Yes. He is in the room. We're thrilled that he's joined the company. Initially, we have a lot of different projects going on. Both our SSG and our ESG businesses report directly to Dave.

So he's working, I would say, the majority of the time with those businesses. But he will be involved in any acquisition with respect to both the evaluation of the acquisitions and the integration of the acquisitions. So we're very fortunate to have his skill sets and we think that they really are perfect with respect to the types of growth that we anticipate for Federal Signal going forward.

Speaker 4

Understood. And you did have some acquisition related charges in the quarter. Was any of that related to due diligence for potential deals?
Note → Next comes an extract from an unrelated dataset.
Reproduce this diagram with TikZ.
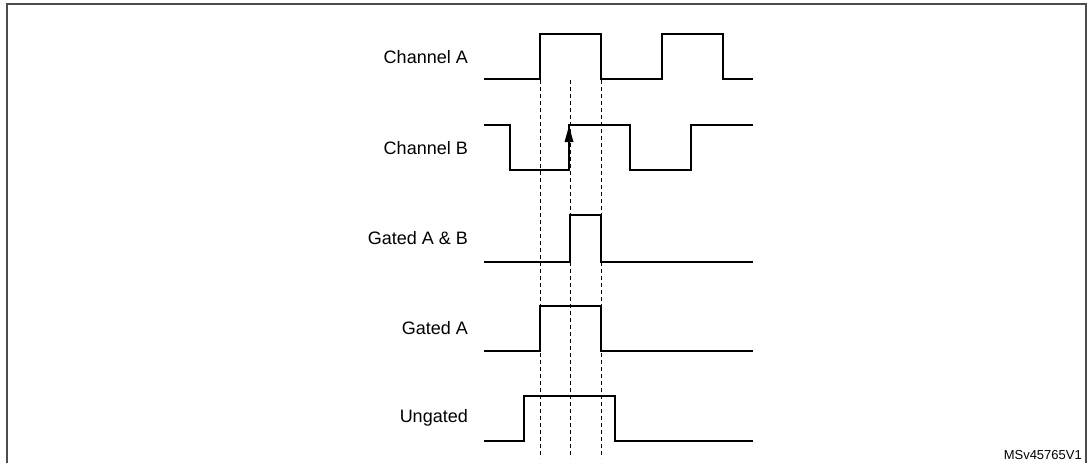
\documentclass[tikz,border=0pt]{standalone}
\usepackage{fontspec}
\setmainfont{Liberation Sans}
\usetikzlibrary{arrows.meta}
\begin{document}
\begin{tikzpicture}[x=1pt,y=-1pt,
  sig/.style={line width=1.6pt,line join=miter},
  guide/.style={line width=0.6pt,dash pattern=on 4pt off 3pt},
  lbl/.style={anchor=east,font=\fontsize{18}{20}\selectfont,inner sep=0pt}]
\useasboundingbox (0,0) rectangle (1089,463);
\draw[line width=1.5pt,gray!60!black] (7,463) -- (7,4) -- (1086,4) -- (1086,463);
\node[lbl] (la) at (468,57) {Channel A};
\node[lbl] (lb) at (468,148) {Channel B};
\node[lbl] (lg) at (468,238) {Gated A \& B};
\node[lbl] (lga) at (468,328) {Gated A};
\node[lbl] (lu) at (468,418) {Ungated};
\node[anchor=south east,font=\fontsize{13}{15}\selectfont,inner sep=0pt] (id) at (1082,460) {MSv45765V1};
\foreach \x in {540,570,601} \draw[guide] (\x,80) -- (\x,458);
\draw[sig] (484,79) -- (540,79) -- (540,34) -- (601,34) -- (601,79) -- (662,79) -- (662,34) -- (723,34) -- (723,79) -- (753,79);
\draw[sig] (484,125) -- (510,125) -- (510,170) -- (569,170) -- (569,125) -- (630,125) -- (630,170) -- (691,170) -- (691,125) -- (753,125);
\coordinate (tip) at (569,126);
\fill (tip) -- ++(-4.5,16) -- ++(9,0) -- cycle;
\draw[sig] (484,262) -- (570,262) -- (570,215) -- (601,215) -- (601,262) -- (753,262);
\draw[sig] (484,351) -- (540,351) -- (540,306) -- (601,306) -- (601,351) -- (753,351);
\draw[sig] (484,441) -- (524,441) -- (524,396) -- (615,396) -- (615,441) -- (753,441);
\end{tikzpicture}
\end{document}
Or was that all for prior activity?

Speaker 1

So the piece of that, Steve, that relates to every quarter, at least for the next couple of years, we have to remeasure the fair value of the earn out for Joe Johnson. That flows through that line. About half of that charge related to basically just the accretion of the discount we took just to record at present value. There some expense relating to some exploratory diligence that we conducted.

Speaker 4

Got it. Okay. That's all I have. Thanks.

Speaker 2

In closing, I'd like to reiterate that we are confident in the long term prospects for our businesses and our markets. We would like to express our thanks to our stockholders, employees, distributors, dealers and customers for their continued support. Thank you for joining us today.

Speaker 0

That concludes today's conference. Thank you for your participation. You may now disconnect.